Everyone dreams of becoming a millionaire, but even millions can be worthless sometimes.

“Play at our mobile casino and you’ll become a millionaire!” – how many times have you heard such promises? Every gambler with a firm grasp of reality knows it’s not that easy to become a millionaire, so these promises are often far-fetched, to say the least.

The only way these companies could live up to their pledges is if they used some of the following currencies. These historic examples of hyperinflation have turned people into instant millionaires. The only trouble is their millions were practically worthless.

It looks like the American dollar and the British pound have survived history without any major problems. Today, most mobile sportsbooks and casinos use these currencies because they are common, fairly stable and trusted.

Here are a few examples of currencies historically renowned for being worthless:


1. Zimbabwe is a relatively recent victim of hyperinflation. The country went through some tough times in 2008, when the Zimbabwe dollar had to be redenominated by removing 10 zeroes. This is how ZWD 10 billion became 1 dollar.

Later on, at the beginning of 2009, the state issued a ZWD100 trillion bill. A few years ago, a roll of toilet paper in Zimbabwe cost $145,750. That was the equivalent of about $0.69.

2. The Yugoslav hyperinflation of 1992-1994 was a unique phenomenon in history. The crisis lasted for 2 years and reached its peak in January 1994, when the monthly inflation rate reached 313 million percent. In 1988, the highest denomination was 50,000 dinars. On year later, it was 2,000,000 dinars.

A currency reform followed in 1990, when 10,000 old dinars became 1 new dinar. Another reform followed in 1992, when 1 new dinar was exchanged for 10 old ones. The highest denomination then was 50,000 dinars, but by 1993, it had gone up to 10 billion.

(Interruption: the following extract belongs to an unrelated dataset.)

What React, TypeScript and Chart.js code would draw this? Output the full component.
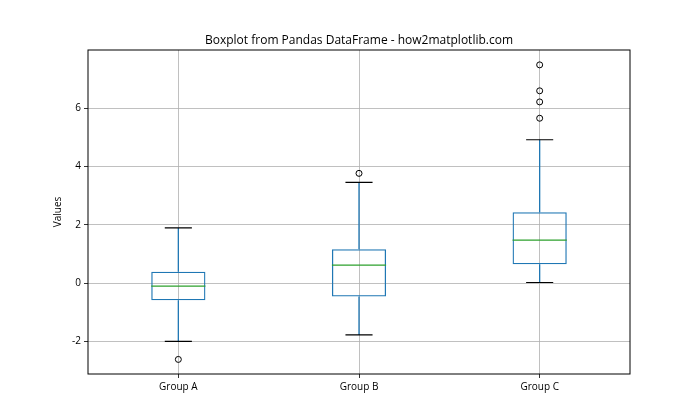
import React, { useEffect, useRef } from "react";
import { Chart, registerables } from "chart.js";

Chart.register(...registerables);

const categories = ["Group A", "Group B", "Group C"];
const q1Values = [-0.58, -0.45, 0.65];
const q3Values = [0.4, 1.17, 2.44];
const medianValues = [-0.1, 0.62, 1.48];
const whiskerLowValues = [-1.99, -1.77, 0.03];
const whiskerHighValues = [1.9, 3.46, 4.92];
const outlierGroups = ["Group A", "Group B", "Group C", "Group C", "Group C", "Group C"];
const outlierValues = [-2.61, 3.77, 7.49, 6.6, 6.22, 5.66];
const yTickValues = [-2, 0, 2, 4, 6];
const yMin = -3.11;
const yMax = 8.0;
const titleText = "Boxplot from Pandas DataFrame - how2matplotlib.com";

const FONT = "'Open Sans', 'Noto Sans', sans-serif";

const boxPlugin = {
  id: "boxExtras",
  afterDatasetsDraw(chart: any) {
    const { ctx, scales } = chart;
    const xs = scales.x;
    const ys = scales.y;
    const meta = chart.getDatasetMeta(0);
    ctx.save();
    categories.forEach((_, i) => {
      const cx = xs.getPixelForValue(i);
      const el = meta.data[i];
      const bw = el && el.width ? el.width : 54;
      const capHalf = bw / 4;
      ctx.strokeStyle = "#1f77b4";
      ctx.lineWidth = 1.3;
      ctx.beginPath();
      ctx.moveTo(cx, ys.getPixelForValue(q1Values[i]));
      ctx.lineTo(cx, ys.getPixelForValue(whiskerLowValues[i]));
      ctx.moveTo(cx, ys.getPixelForValue(q3Values[i]));
      ctx.lineTo(cx, ys.getPixelForValue(whiskerHighValues[i]));
      ctx.stroke();
      ctx.strokeStyle = "#000";
      ctx.lineWidth = 1.1;
      ctx.beginPath();
      const yl = ys.getPixelForValue(whiskerLowValues[i]);
      const yh = ys.getPixelForValue(whiskerHighValues[i]);
      ctx.moveTo(cx - capHalf, yl);
      ctx.lineTo(cx + capHalf, yl);
      ctx.moveTo(cx - capHalf, yh);
      ctx.lineTo(cx + capHalf, yh);
      ctx.stroke();
      ctx.strokeStyle = "#2ca02c";
      ctx.lineWidth = 1.3;
      ctx.beginPath();
      const ym = ys.getPixelForValue(medianValues[i]);
      ctx.moveTo(cx - bw / 2, ym);
      ctx.lineTo(cx + bw / 2, ym);
      ctx.stroke();
    });
    ctx.restore();
  },
  afterDraw(chart: any) {
    const { ctx, chartArea } = chart;
    ctx.save();
    ctx.strokeStyle = "#000";
    ctx.lineWidth = 1;
    ctx.strokeRect(
      chartArea.left,
      chartArea.top,
      chartArea.right - chartArea.left,
      chartArea.bottom - chartArea.top
    );
    ctx.fillStyle = "#000";
    ctx.font = `12px ${FONT}`;
    ctx.textAlign = "center";
    ctx.textBaseline = "alphabetic";
    ctx.fillText(titleText, (chartArea.left + chartArea.right) / 2, 44);
    ctx.restore();
  },
};

export default function App() {
  const ref = useRef<HTMLCanvasElement | null>(null);

  useEffect(() => {
    document.body.style.margin = "0";
    if (!ref.current) return;
    const chart = new Chart(ref.current, {
      type: "bar",
      data: {
        labels: categories,
        datasets: [
          {
            type: "bar",
            label: "box",
            data: categories.map((_, i) => [q1Values[i], q3Values[i]]) as any,
            backgroundColor: "rgba(0,0,0,0)",
            borderColor: "#1f77b4",
            borderWidth: 1.3,
            borderSkipped: false,
            barPercentage: 0.3,
            categoryPercentage: 1,
            grouped: false,
            order: 2,
          } as any,
          {
            type: "line",
            label: "outliers",
            data: outlierGroups.map((g, i) => ({ x: g, y: outlierValues[i] })) as any,
            showLine: false,
            pointStyle: "circle",
            pointRadius: 3,
            pointBorderWidth: 1,
            pointBorderColor: "#000",
            pointBackgroundColor: "rgba(0,0,0,0)",
            order: 1,
          } as any,
        ],
      },
      options: {
        animation: false,
        responsive: false,
        devicePixelRatio: 1,
        layout: { padding: { left: 0, right: 70, top: 50, bottom: 0 } },
        plugins: {
          legend: { display: false },
          tooltip: { enabled: false },
          title: { display: false },
        },
        scales: {
          x: {
            type: "category",
            offset: true,
            grid: {
              offset: false,
              color: "#b0b0b0",
              lineWidth: 0.8,
              tickLength: 4,
              tickColor: "#000",
            },
            border: { display: false },
            ticks: {
              color: "#000",
              font: { family: FONT, size: 10 },
              padding: 3,
              maxRotation: 0,
            },
            afterFit: (scale: any) => {
              scale.height = 46;
            },
          },
          y: {
            type: "linear",
            min: yMin,
            max: yMax,
            grid: {
              color: "#b0b0b0",
              lineWidth: 0.8,
              tickLength: 4,
              tickColor: "#000",
            },
            border: { display: false },
            afterBuildTicks: (scale: any) => {
              scale.ticks = yTickValues.map((v) => ({ value: v }));
            },
            ticks: {
              color: "#000",
              font: { family: FONT, size: 10 },
              padding: 3,
              callback: (v: any) => String(v),
            },
            title: {
              display: true,
              text: "Values",
              color: "#000",
              font: { family: FONT, size: 10 },
              padding: { top: 52, bottom: 0 },
            },
            afterFit: (scale: any) => {
              scale.width = 88;
            },
          },
        },
      },
      plugins: [boxPlugin],
    });
    return () => chart.destroy();
  }, []);

  return (
    <div style={{ width: 700, height: 420 }}>
      <canvas ref={ref} width={700} height={420} />
    </div>
  );
}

A new reform followed, with 1 new dinar being again exchanged for 1 million old dinars, but before the year was over the highest denomination had reached 500 billion dinars! The same thing happened in 1994, when 13 million dinars became 1 novi dinar. The worst inflation in Krajina had forced its central bank to push the highest denomination to 50,000,000,000 dinars.

3. World War II had a major impact on currencies, in several European countries. In the Weimar Republic (Germany between 1920-1923), the highest monthly inflation was just under 30,000%. But that’s nothing compared to the 309,000,000% Yugoslav hyperinflation, or the 12,950,000,000,000,000% inflation in Hungary, during the 1940s!

The Hungarian pengő saw a significant drop in value after World War II, suffering the highest rate of hyperinflation ever recorded. Local decision makers made several attempts to break it down, including a 75% capital levy in December 1945. This did not help, however, and prices continued to spiral out of control. The state started printing 1,000,000 pengő and 1,000,000,000,000 pengő.

In 1946, the state issued the highest denomination of 100,000,000,000,000,000,000 pengő. That’s a hundred quintillion pengő! A bill ten times higher was designed, but the state did not put it into circulation.

4. Greece also suffered a lot during World War II, compared to Western European countries. From 1940 to 1943, prices rose by 34,864%. By 1944, prices had gone up by 163,910,000,000% compared to 1940. The country experienced its worst inflation in 1944.

Between 1942 and 1944, the highest denomination went up from 50,000 to 100,000,000,000 drachmai. Later that year, 1 new drachma was exchanged for 50,000,000,000 old drachmai. The monthly inflation rate reached 8.5 billion percent in October 1944.